As we approach the tenth anniversary of the attacks of September 11, 2001, we find ourselves consumed with remembrances and interpretations of that day, and its impact on our lives since.

Smithsonian 9/11 Exhibit. Photo credit: J Dickson

We are as consumed with these as we were riveted to television that day, watching over and over again the unimaginable images of planes flying into the buildings and of buildings collapsing.  So many of us have our own story to tell of that day, where we were, how we found out, and, incredibly, how we knew someone in the buildings, on their way to the buildings, or caught up in the rescue efforts.

My own story is set in an airplane, flying across the Atlantic with my son, landing in London to learn that something terrible had just happened by the mere question of the rental car agent who asked “Are you American?”

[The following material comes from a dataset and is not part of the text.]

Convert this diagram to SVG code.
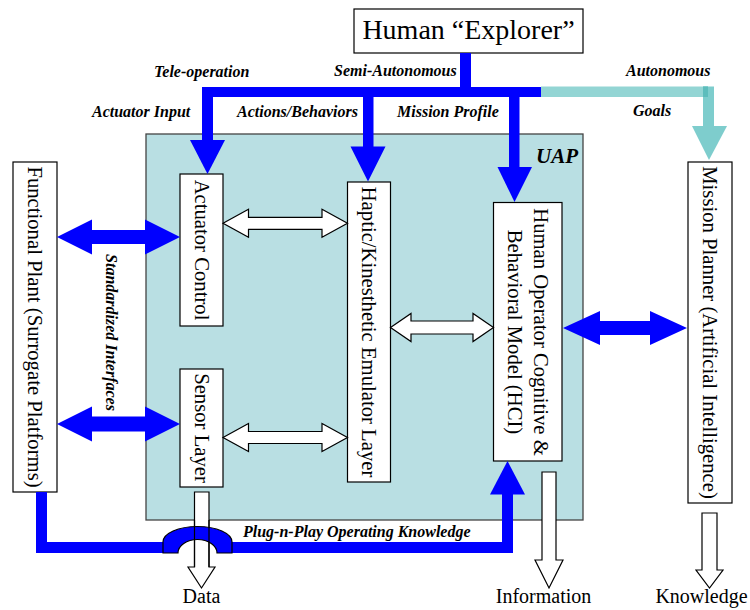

I have a family member who was an EMT who was in the area when the towers fell (and survived.)  I have a colleague whose son was late to work that morning and never entered the building before it was hit.

We all have our own stories as well of our response to that day, of friends and family in combat missions in Afghanistan and Iraq, of being lied to, and in my case, trying to defend to foreign partners our government’s actions based on this misinformation.

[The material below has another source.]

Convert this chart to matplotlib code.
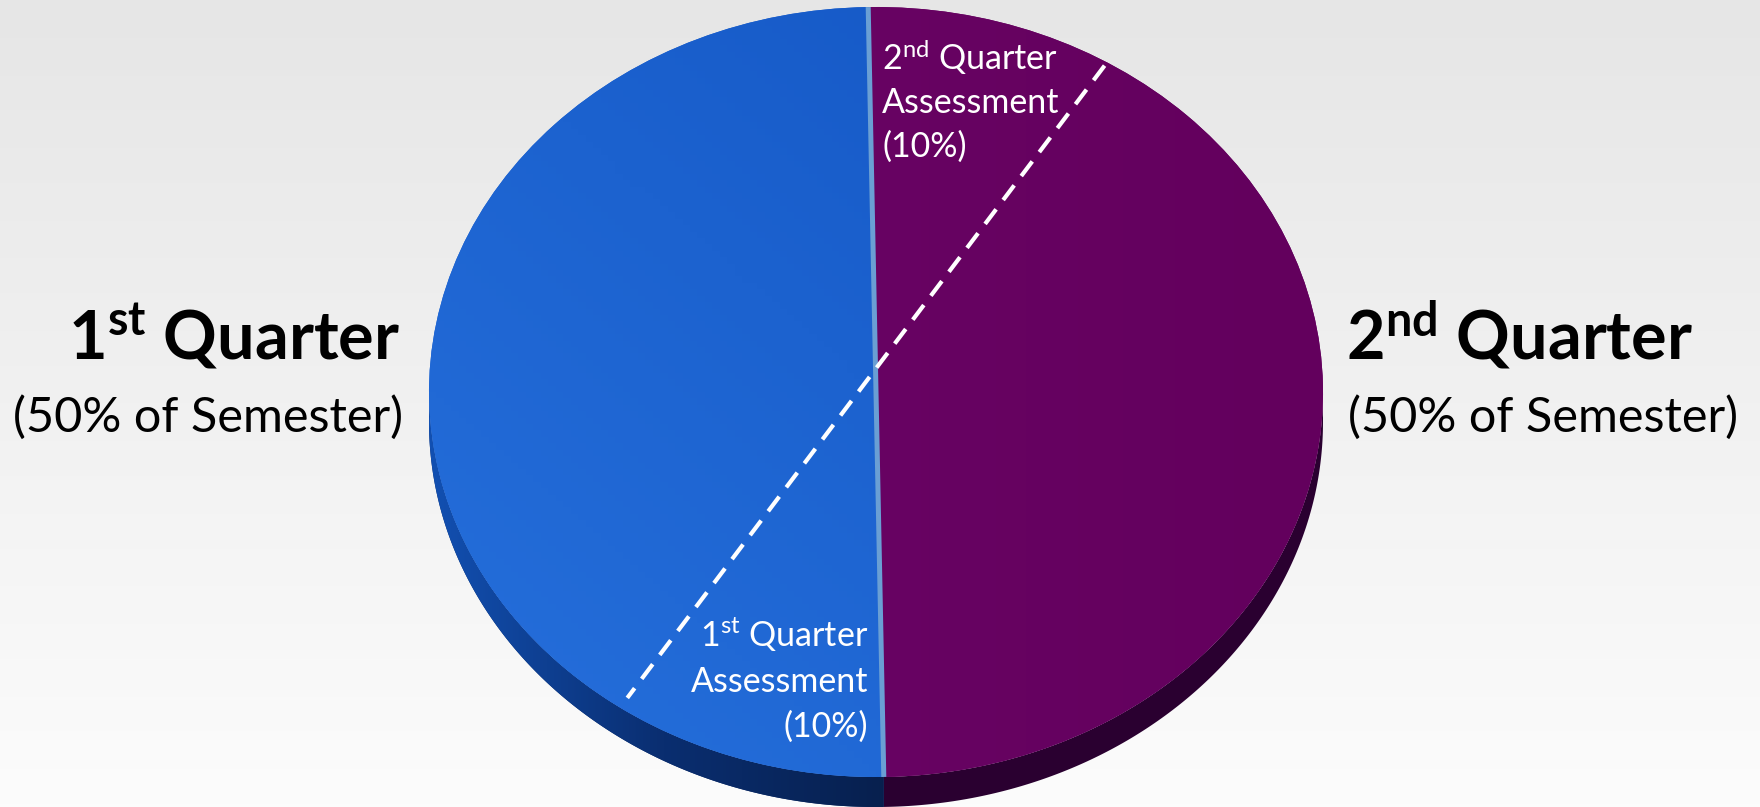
import numpy as np
import matplotlib.pyplot as plt
from matplotlib.colors import LinearSegmentedColormap
from matplotlib.patches import Polygon

plt.rcParams['font.family'] = ['Lato', 'DejaVu Sans']
plt.rcParams['mathtext.fontset'] = 'custom'
plt.rcParams['mathtext.rm'] = 'Lato'
plt.rcParams['mathtext.bf'] = 'Lato:bold'

# data
ordinals = ["1", "2"]
suffixes = ["st", "nd"]
quarter_share = [50, 50]          # % of semester
assessment_share = [10, 10]       # % of semester

W, H = 1760, 807
fig = plt.figure(figsize=(W / 100, H / 100), dpi=100)

# background gradient
bg = fig.add_axes([0, 0, 1, 1])
bg.imshow(np.linspace(0, 1, 256)[:, None],
          cmap=LinearSegmentedColormap.from_list('bg', ['#e6e6e6', '#fcfcfc']),
          extent=(0, W, H, 0), aspect='auto')
bg.set_xlim(0, W)
bg.set_ylim(H, 0)
bg.axis('off')

# pie geometry in pixels
cx, cy, rx, ry, depth = 876, 392, 447, 385, 30
d = depth / ry
ax = fig.add_axes([(cx - rx) / W, (H - (cy + ry + depth)) / H,
                   2 * rx / W, (2 * ry + depth) / H])

wedges, _ = ax.pie(quarter_share, colors=['#1a5fcc', '#670262'], startangle=91,
                   counterclock=True, wedgeprops=dict(linewidth=0, zorder=3))
split = wedges[0].theta2


def side(t0, t1):
    t = np.radians(np.linspace(t0, t1, 300))
    top = np.column_stack([np.cos(t), np.sin(t)])
    bot = np.column_stack([np.cos(t[::-1]), np.sin(t[::-1]) - d])
    return np.vstack([top, bot])


# side of the disc
blue_side = Polygon(side(180, split), facecolor='#0a2a66', edgecolor='none', zorder=1)
purple_side = Polygon(side(split, 360), facecolor='#2a0030', edgecolor='none', zorder=1)
ax.add_patch(blue_side)
ax.add_patch(purple_side)
im = ax.imshow(np.linspace(0, 1, 256)[None, :],
               cmap=LinearSegmentedColormap.from_list('bs', ['#1250b2', '#0a2e70', '#071f4c']),
               extent=(-1, 0.05, -1 - d, 0.05), aspect='auto', zorder=2)
im.set_clip_path(blue_side)

# subtle shading on the top face
xs = np.linspace(-1, 1, 120)
ys = np.linspace(1, -1, 120)
diag = (2 - xs[None, :] - ys[:, None]) / 4
im = ax.imshow(diag, cmap=LinearSegmentedColormap.from_list('bt', ['#1254c2', '#2670dc']),
               extent=(-1, 1, -1, 1), aspect='auto', zorder=3.5)
im.set_clip_path(wedges[0])
im = ax.imshow(np.tile((xs + 1) / 2, (2, 1)),
               cmap=LinearSegmentedColormap.from_list('pt', ['#6c0668', '#63005d']),
               extent=(-1, 1, -1, 1), aspect='auto', zorder=3.5)
im.set_clip_path(wedges[1])

# dividing line between quarters
a0, a1 = np.radians(wedges[0].theta1), np.radians(split)
ax.plot([np.cos(a0), np.cos(a1)], [np.sin(a0), np.sin(a1)],
        color='#6a9fd4', lw=3.6, solid_capstyle='butt', zorder=5)

# dashed line marking the assessments
t_top, t_bot = np.radians(58.9), np.radians(235.0)
ax.plot([0.99 * np.cos(t_top), 0.97 * np.cos(t_bot)],
        [0.99 * np.sin(t_top), 0.97 * np.sin(t_bot)],
        color='white', lw=3.0, dashes=(4.4, 2.8), zorder=5)

ax.set_aspect('auto')
ax.set_xlim(-1, 1)
ax.set_ylim(-1 - d, 1)
ax.axis('off')

# text layer
txt = fig.add_axes([0, 0, 1, 1])
txt.set_xlim(0, W)
txt.set_ylim(H, 0)
txt.axis('off')
txt.patch.set_alpha(0)

note = [f"({s}% of Semester)" for s in quarter_share]
txt.text(400, 360, rf"$\mathbf{{{ordinals[0]}^{{{suffixes[0]}}}}}$ Quarter",
         ha='right', va='baseline', fontsize=48, fontweight='bold')
txt.text(403, 432, note[0], ha='right', va='baseline', fontsize=35)
txt.text(1346, 360, rf"$\mathbf{{{ordinals[1]}^{{{suffixes[1]}}}}}$ Quarter",
         ha='left', va='baseline', fontsize=48, fontweight='bold')
txt.text(1348, 432, note[1], ha='left', va='baseline', fontsize=35)

lines2 = [rf"$\mathrm{{{ordinals[1]}^{{{suffixes[1]}}}}}$ Quarter", "Assessment",
          f"({assessment_share[1]}%)"]
for line, yb in zip(lines2, [70, 113, 157]):
    txt.text(882, yb, line, ha='left', va='baseline', fontsize=24.5, color='white')

lines1 = [rf"$\mathrm{{{ordinals[0]}^{{{suffixes[0]}}}}}$ Quarter", "Assessment",
          f"({assessment_share[0]}%)"]
for line, yb in zip(lines1, [647, 692, 737]):
    txt.text(868, yb, line, ha='right', va='baseline', fontsize=24.5, color='white')

fig.savefig('out.png', dpi=100)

We have lived with and adapted to the heightened security, most evident in our travel but also in and around our monuments and workplaces.

This is still not history, though, as we are still living it.  We are still fighting wars as a consequence, we are still in a state of heightened security, and we are still living with the debt run up to fight those wars.

History will come when our soldiers have returned home, when our economy is responding to other challenges, when we are no longer x-rayed and photographed while trying to board planes.  Historic understanding tells us that these realities will not endure.  Just as the fall of the Berlin Wall signaled the end of the Cold War, this 9/11 chapter will also end, replaced by the next development, hopefully without the horrific or far-reaching consequences that those 20 hijackers unleashed ten years ago.

The Smithsonian Museum of American History has now an exhibit of 9/11.  As the repository for all artifacts collected from New York, Washington and Pennsylvania, the museum has put a small sampling on display, on tables out from behind glass cases for people to see and read and experience the short stories of each item.   We stood in line for over an hour to enter the small room, with four tables on which lay these artifacts – the cell phone used by New York Mayor Rudy Guiliani, a doll collected from the scene of the two towers, badges of office workers and rescue workers from all three sites or a door from a crushed fire engine.

The most powerful, though, remains the video of the television news, unfolding that morning, with Good Morning America starting off with the breaking news that Michael Jordan was considering a comeback to the NBA that season, followed by the initial reports of an explosion at the World Trade Center, and then the live coverage of the second plane flying into the second tower, the fire at the Pentagon, the crash in the Pentagon and the collapse of the two towers.

The anniversary will focus on the heroes, of the day and since.  And there are many, and they deserve our gratitude and admiration.  History will also record their actions that day, that year and the decade since.  But what history will also have to try to capture was the sheer sense of disbelief, of paralysis as we sat and watched over and over again these images.   That was our collective reality.